Specters of Fear and Executive Power
https://www.lawfareblog.com/specters-fear-and-executive-power

The parts about, e.g. the concentration of power in a party leader in Poland, a 
parliamentary hegemony as opposed to an executive one, argue, I think, that the 
problem isn't autocracy so much as power concentration wherever it lands. The 
splish-splash between power loci mentioned in the FA article seem to hint at 
that, but not go far enough. It's important because included in these 
concentrations of power are multinational corporations and celebrities like 
Musk and Bezos (who, we might note, owns the WaPo ... like some Chinese, 
Russian, or Qataris concentration of power ... and also apparently buys boats 
built too big to extract from the boathouse).

Oversimplified "checks and balances" talk ain't gonna cut it anymore.

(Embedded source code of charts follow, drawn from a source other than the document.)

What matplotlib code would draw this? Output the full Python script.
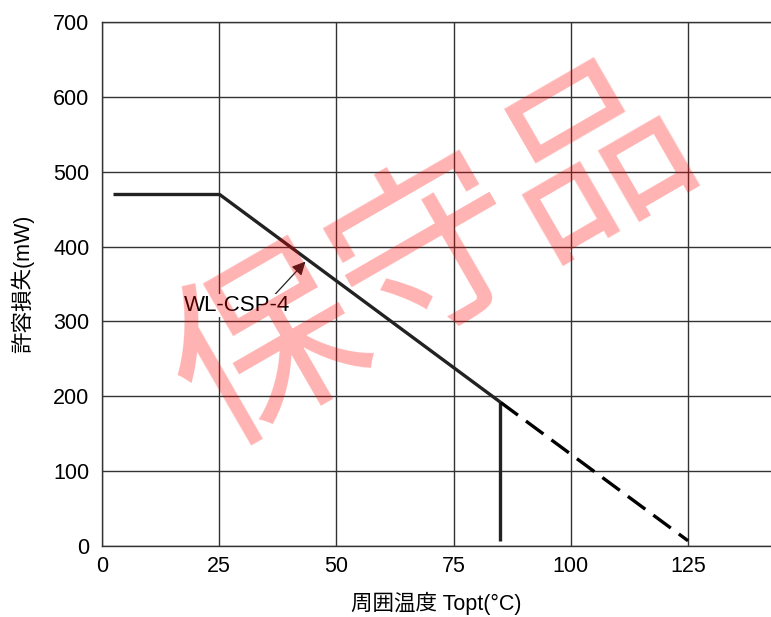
import matplotlib
matplotlib.use("Agg")
import matplotlib.pyplot as plt

plt.rcParams['font.family'] = ['Liberation Sans', 'Noto Sans CJK JP', 'DejaVu Sans']

# derating curve of WL-CSP-4
temp_flat = [2.3, 25]
pd_flat = [470, 470]
temp_slope = [25, 85]
pd_slope = [470, 192]
temp_drop = [85, 85]
pd_drop = [192, 7]
temp_ext = [85, 125]
pd_ext = [192, 7]

xticks = [0, 25, 50, 75, 100, 125]
yticks = [0, 100, 200, 300, 400, 500, 600, 700]

fig = plt.figure(figsize=(7.71, 6.17), dpi=100)
ax = fig.add_axes([102/771, 1-546/617, 1-102/771, (546-22)/617])

ax.plot(temp_flat, pd_flat, color='#222222', lw=2.4, solid_capstyle='butt')
ax.plot(temp_slope, pd_slope, color='#222222', lw=2.4, solid_capstyle='butt')
ax.plot(temp_drop, pd_drop, color='#222222', lw=2.4, solid_capstyle='butt')
ax.plot(temp_ext, pd_ext, color='black', lw=2.4, dashes=(6.5, 3.0))

ax.annotate('WL-CSP-4', xy=(43.4, 380), xytext=(17.5, 321),
            fontsize=16, va='center', ha='left',
            bbox=dict(boxstyle='square,pad=0.05', fc='white', ec='none'),
            arrowprops=dict(arrowstyle='-|>', color='#222222', lw=0.9,
                            mutation_scale=20, shrinkA=0, shrinkB=0,
                            relpos=(0.84, 0.95)))

ax.set_xlim(0, 142.7)
ax.set_ylim(0, 700)
ax.set_xticks(xticks)
ax.set_yticks(yticks)
ax.grid(True, color='#333333', lw=1.0)
ax.set_axisbelow(True)
ax.tick_params(length=0, labelsize=15.5, pad=9)
ax.tick_params(axis='x', pad=7)
for s in ['left', 'bottom', 'top']:
    ax.spines[s].set_color('#333333')
    ax.spines[s].set_linewidth(1.0)
ax.spines['right'].set_visible(False)

ax.set_xlabel('周囲温度 Topt(°C)', fontsize=15.5, labelpad=11)
ax.set_ylabel('許容損失(mW)', fontsize=15.5, labelpad=14)

fig.text(434/771, 1-259/617, '保守品', fontsize=136, color='red', alpha=0.3,
         rotation=30, ha='center', va='center', rotation_mode='anchor',
         family=['Noto Sans CJK JP'])

fig.savefig('out.png', dpi=100)
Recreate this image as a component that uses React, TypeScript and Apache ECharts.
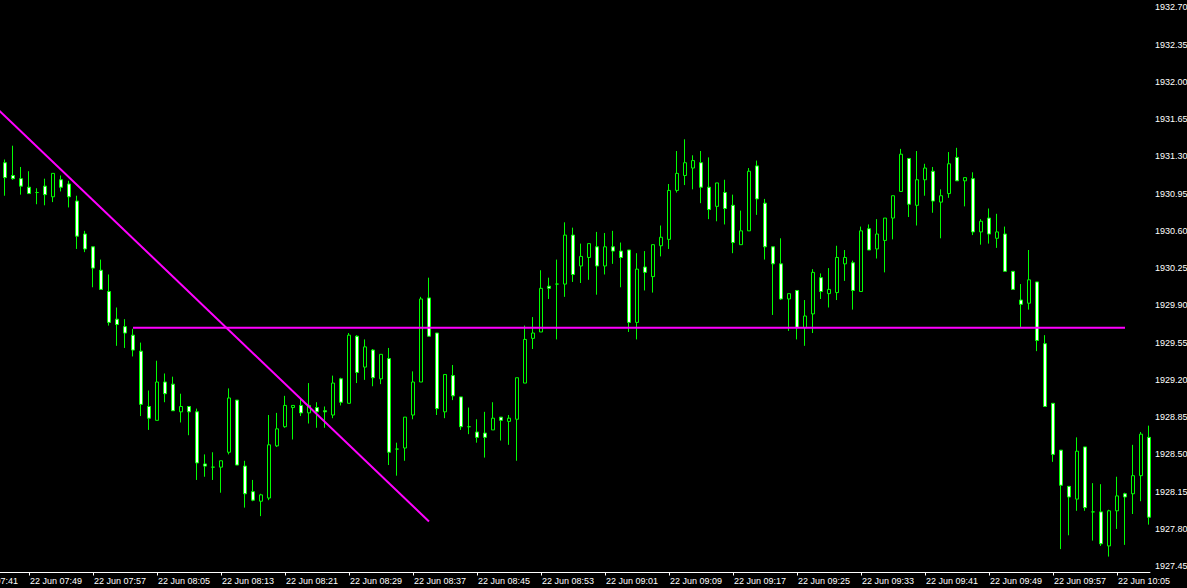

On 2/4/22 08:31, Steve Smith wrote:
Someone here is more likely than I to have actually read Ziblatt and Levitsky's How 
Democracies Die 
<https://en.wikipedia.org/wiki/How_Democracies_Die#:~:text=How%20Democracies%20Die%20is%20a,process%20to%20increase%20their%20power.>
A recent article (behind a subscribe-wall) included the following quote:

https://www.foreignaffairs.com/articles/united-states/2022-01-20/americas-coming-age-instability

    /
    /
    /America may no longer be safe for democracy, but it remains inhospitable 
to autocracy./
    /Rather than autocracy, the United States appears headed toward endemic 
regime instability.
    /
    /
    /
    /Such a scenario would be marked by frequent constitutional crises, 
including contested or stolen elections and severe conflict between presidents 
and Congress (such as impeachments and executive efforts to bypass Congress), 
the judiciary (such as efforts to purge or pack the courts), and state 
governments (such as intense battles over voting rights and the administration 
of elections). The United States would likely shift back and forth between 
periods of dysfunctional democracy and periods of competitive authoritarian 
rule during which incumbents abuse state power, tolerate or encourage violent 
extremism, and tilt the electoral playing field against their rivals./
    /
    /

I found this characterization of our plight very compelling, if also very 
disturbing.

It seems as if we have "tumbled our gyros" but in a different mode than the rhetoric about 
"Civil War" and "Descent into Autocracy" seem to suggest.   It also characterizes a lot 
of the aspiring/limping democracies we know of in the world today up to and including extreme examples such 
as Russia which fits the DINO (democracy in name only) label pretty well.

This conception of the problem lead me to a very well written HS student-essay by the 
same title: democracy-in-name-only 
<https://hac.bard.edu/amor-mundi/democracy-in-name-only-2020-01-02>.

Within this essay was a poignant quote:


    In the words of Alexis de Tocqueville,

        “A new science of politics is needed for a new world. This, however, is 
what we think of least; launched in the middle of a rapid stream, we 
obstinately fix our eyes on the ruins which may still be descried upon the 
shore we have left, while the current sweeps us along, and drives us backward 
toward the gulf.”



--
glen
When elephants fight, it is the grass that suffers.